Yes, frustration is a hard place to be for everyone. Just ask my three-year old granddaughter and she’ll tell you straight out, “I don’t like it!” Yes, I tell her, it’s frustrating when the puzzle pieces don’t fit together, the paint spills or the pencil gets lost under the couch. 

But throwing the puzzle pieces around only makes it worse, right? I don’t tell her I’ve had my own times of literally throwing clay in frustration. We’ve all been there, but staying there solves nothing. And it still leaves us in the land of don’t know. 

Breathe. 

That’s what I tell myself and now, what I tell my little granddaughter. Faced with not knowing what to do, I face it by breathing. I let myself off the hook of being all-knowing. I revisit all those times in my life when I was lost and hiding my own ignorance. Or so overwhelmed that all I wanted to do was run away. 

Even though, sometimes I did run away, and still do, in the form of busyness. I know that’s just a way to channel my loose and frustrated energy. And it’s a good tool for me as long as I don’t overuse it. 

Other tools I use are obvious to most of us. I sought out books, classes and teachers. I journaled. Walked in the woods. Sat in silence listening for guidance. I stared out the window and took solace in the wide open sky that somewhere out there a solution lived and maybe I just needed to live a little longer to find it. 

True problem solving isn’t like algebra. 

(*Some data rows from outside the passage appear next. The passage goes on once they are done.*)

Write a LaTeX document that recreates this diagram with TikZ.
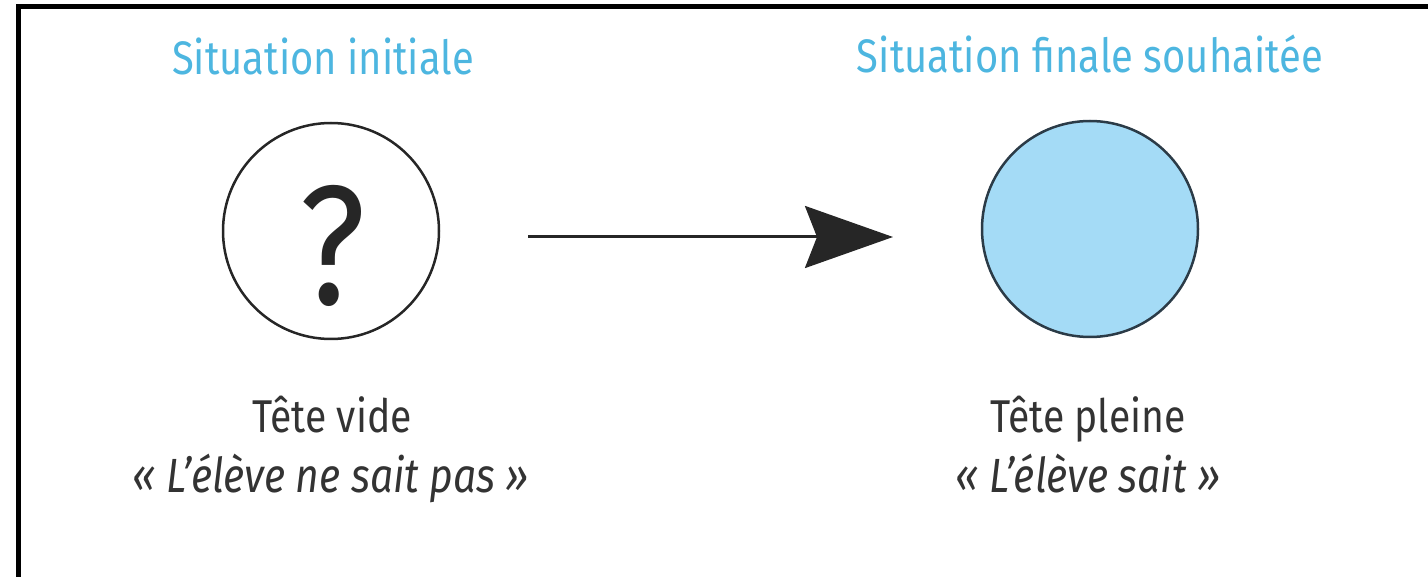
\documentclass[tikz,border=0pt]{standalone}
\usepackage{fontspec}
\setmainfont[FakeStretch=0.85]{Fira Sans}
\usetikzlibrary{arrows.meta}
\definecolor{titleblue}{HTML}{4DB6E0}
\definecolor{fillblue}{HTML}{A4DBF6}
\definecolor{textgray}{HTML}{333333}
\definecolor{ringblue}{HTML}{2B3B47}
\begin{document}
\begin{tikzpicture}[x=1pt,y=-1pt,
  titletext/.style={anchor=base,inner sep=0pt,text=titleblue,font=\fontsize{47}{52}\selectfont},
  captext/.style={anchor=base,inner sep=0pt,text=textgray,font=\fontsize{46}{52}\selectfont},
  quotetext/.style={anchor=base,inner sep=0pt,text=textgray,font=\fontsize{48}{54}\selectfont\itshape},
  headcirc/.style={circle,minimum size=216pt,inner sep=0pt,line width=2.5pt},
  flowarrow/.style={line width=3pt,draw=black!85,-{Stealth[length=88pt,width=62pt,inset=12pt]}}]
\useasboundingbox (0,0) rectangle (1428,577);
\draw[line width=5pt] (18,577) -- (18,7) -- (1428,7);
\node[titletext] (t1) at (323,75) {Situation initiale};
\node[titletext] (t2) at (1090,73) {Situation finale souhaitée};
\node[headcirc,draw=black!85,fill=white] (c1) at (331,231) {};
\node[anchor=base,inner sep=0pt,text=black!85,font=\fontsize{170}{170}\selectfont] (q) at (333,305) {?};
\node[headcirc,draw=ringblue,fill=fillblue] (c2) at (1090,229) {};
\coordinate (a1) at (528,237);
\coordinate (a2) at (893,237);
\draw[flowarrow] (a1) -- (a2);
\node[captext] (l1) at (332,432) {Tête vide};
\node[quotetext] (l2) at (331,492) {« L'élève ne sait pas »};
\node[captext] (r1) at (1088,432) {Tête pleine};
\node[quotetext] (r2) at (1088,492) {« L'élève sait »};
\end{tikzpicture}
\end{document}
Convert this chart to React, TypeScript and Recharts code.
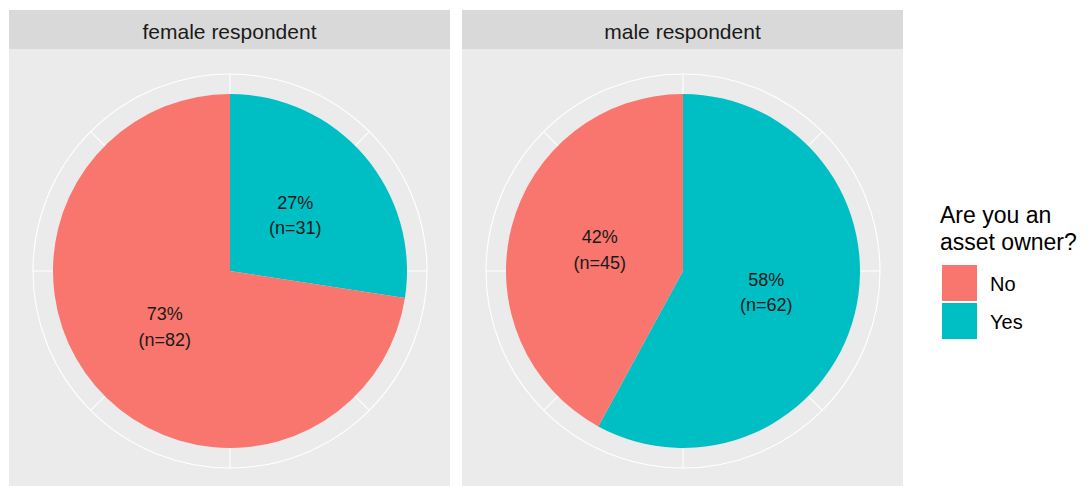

And I loved algebra in school. But as comforting as a linear equation is on paper, life as we all know, is not like that at all. Life requires that we learn as much as we can. But it also requires us to understand no matter how much we know, we will all have times when we don’t know what to do. 

But that’s the essence of truth, of creativity, of truly living. Embracing the questions. Letting yourself not know everything. Feeling the growing pains of frustration and fear. And breathe knowing it will lead to growth.